After going thru KEYCLOAK-4433 in more detail, I better understood the nature of the
"fix" (it's fair to call it less than optimal) and used it... and all is
good.
Ideally we would not have to create the "hardcoded mapper", and instead commit
all LDAP attributes in one transaction. Using a constraint on LDAP attributes for
validation purposes means that we have to add these hardcoded mappers for each such
attribute. Easily done ... but still.
One more gentle suggestion: though the tool tips that pop up try to yell "Only during
registration", I did not notice them at first because the hardcoded mapper seems very
straightforward so I ignored the tool tips entirely. That mapper would be better served if
its name included something like "hardcoded-registration-only" (yes the name is
long, but long names are especially useful for temporary solutions).
Sincere thanks to the Keycloak team: you help me make a living, and I cannot criticize
your work except with the utmost humility.
________________________________
From: A. A.
Sent: Saturday, April 13, 2019 9:04 AM
To: keycloak-user(a)lists.jboss.org
Subject: Re: [keycloak-user] Keycloak Identity Broker to LDAP User Storage?
Actually, I've traced the source of my challenge I believe to this excellent
analysis:
https://issues.jboss.org/browse/KEYCLOAK-4433?focusedCommentId=13364626&a...
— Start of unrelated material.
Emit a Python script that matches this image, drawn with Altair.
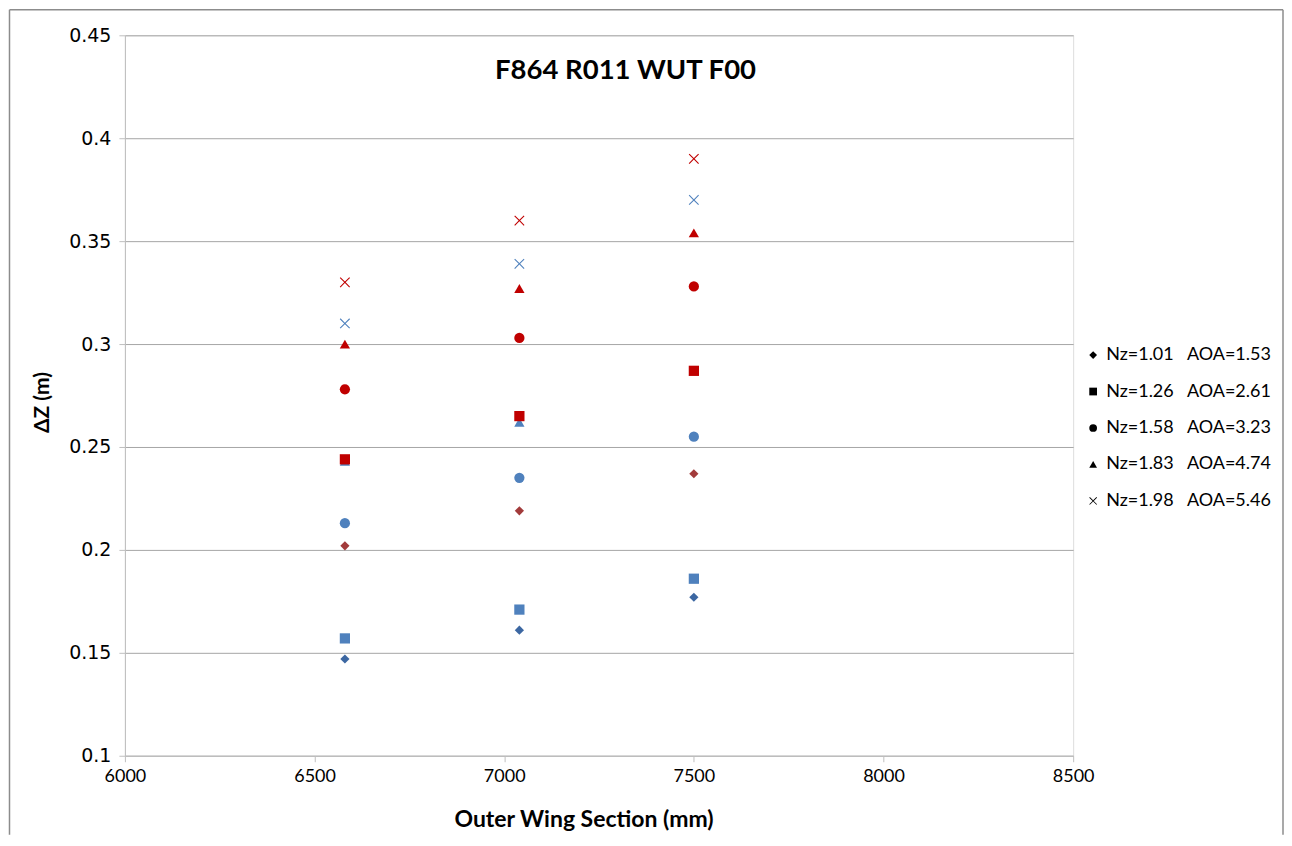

In my case, I have a few attributes in OpenLDAP that have constraints associated with them
(we are using the constraints overlay/extension provided by OpenLDAP). Those constraints
prevent the creation of the "default" dummy object. I have confirmed that
watching the logs: Keycloak first tries to create a dummy empty object, then moves forward
with modifying the returned entry.
Is there a workaround to this? Or a configuration option that instead of create empty then
modify, instead simply does create with full attributes?